The issue is one that would be better dealt with in Congress, Barnes said. State policymakers should consider the economic competitiveness of their states before jumping into legislation, he said.
“Businesses make a decision to move to a state, expand in a state, and stay in a state based on the business climate,” he said.
If the legislature pursues bills requiring remote retailers to collect sales taxes, it might be wary of run-ins other states had with the likes of Amazon. Last year, Texas’ comptroller sent a $269 million bill to the company for four years of uncollected sales taxes from customers in the Lone Star State.
Not long after that, Amazon said it was closing a distribution center in Texas; but it has not yet done so, according to the Austin American-Statesman newspaper. The entire exchange is being reviewed by the U.S. Securities and Exchange Commission, according to Amazon’s first-quarter earnings report.

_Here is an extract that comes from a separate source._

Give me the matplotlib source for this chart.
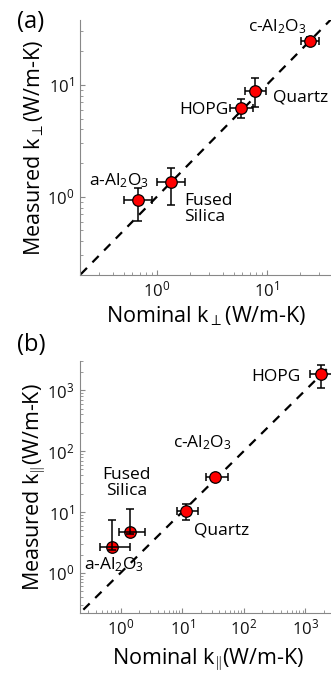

Last year, Amazon said it was hiring about 1,400 people for its three midstate warehouses: one in Lewisberry, York County, and in Middlesex and South Middleton townships, Cumberland County. On April 25, the company said it would hire more workers for all of its Pennsylvania warehouses and others around the country, but it didn’t say how many people.
The company did not return phone calls seeking comment for this story.
Amazon’s distribution facilities are operated by a separate entity called Amazon.com.dedc LLC, according to Amazon’s statements.
Amazon uses the subsidiary to say it doesn’t have a significant nexus in the states and doesn’t have to collect sales tax, said Todd Dickinson, owner of Aaron’s Books in Lititz, Lancaster County.
“Either they’re Amazon employees or they’re not,” he said. “Either they’re Amazon facilities or they’re not. They can’t have it both ways.”
When large retailers don’t collect sales taxes, it puts the small retailer at a 6 percent disadvantage, he said.
One of the reasons remote retailers don’t collect sales taxes is the administrative logistics, which would add significant costs, said Barnes of the Direct Marketing Association. That would put remote retailers at a disadvantage, he said.
That’s not true, said Scott Peterson, executive director of the Streamlined Sales Tax Governing Board Inc., a Nashville, Tenn.-based organization promoting simplified and standardized sales taxes across the U.S.
Software for sales tax collection is sophisticated enough to handle the task, and certainly not out of the reach of Amazon, which also is a significant player in Web-based technology, cloud computing and electronic devices, Peterson said.
However, Amazon is not giving in, he said. Even if Pennsylvania streamlined its sales tax laws, some large companies would still dodge collection, he said. Amazon doesn’t collect sales taxes in streamlined states, he said.
“This is a kicking-and-screaming thing,” Peterson said.
Twenty-four states — including New Jersey, West Virginia and Amazon’s home state of Washington — have adopted standardized language, definitions and reduced exemptions that make it easier for all retailers to collect and pay sales taxes. Pennsylvania is not one of them, but legislators have been more receptive lately, Peterson said.
“Most states do things right,” he said. “But there are just enough things that the states do wrong that it makes it more difficult if (a company is) doing business everywhere.”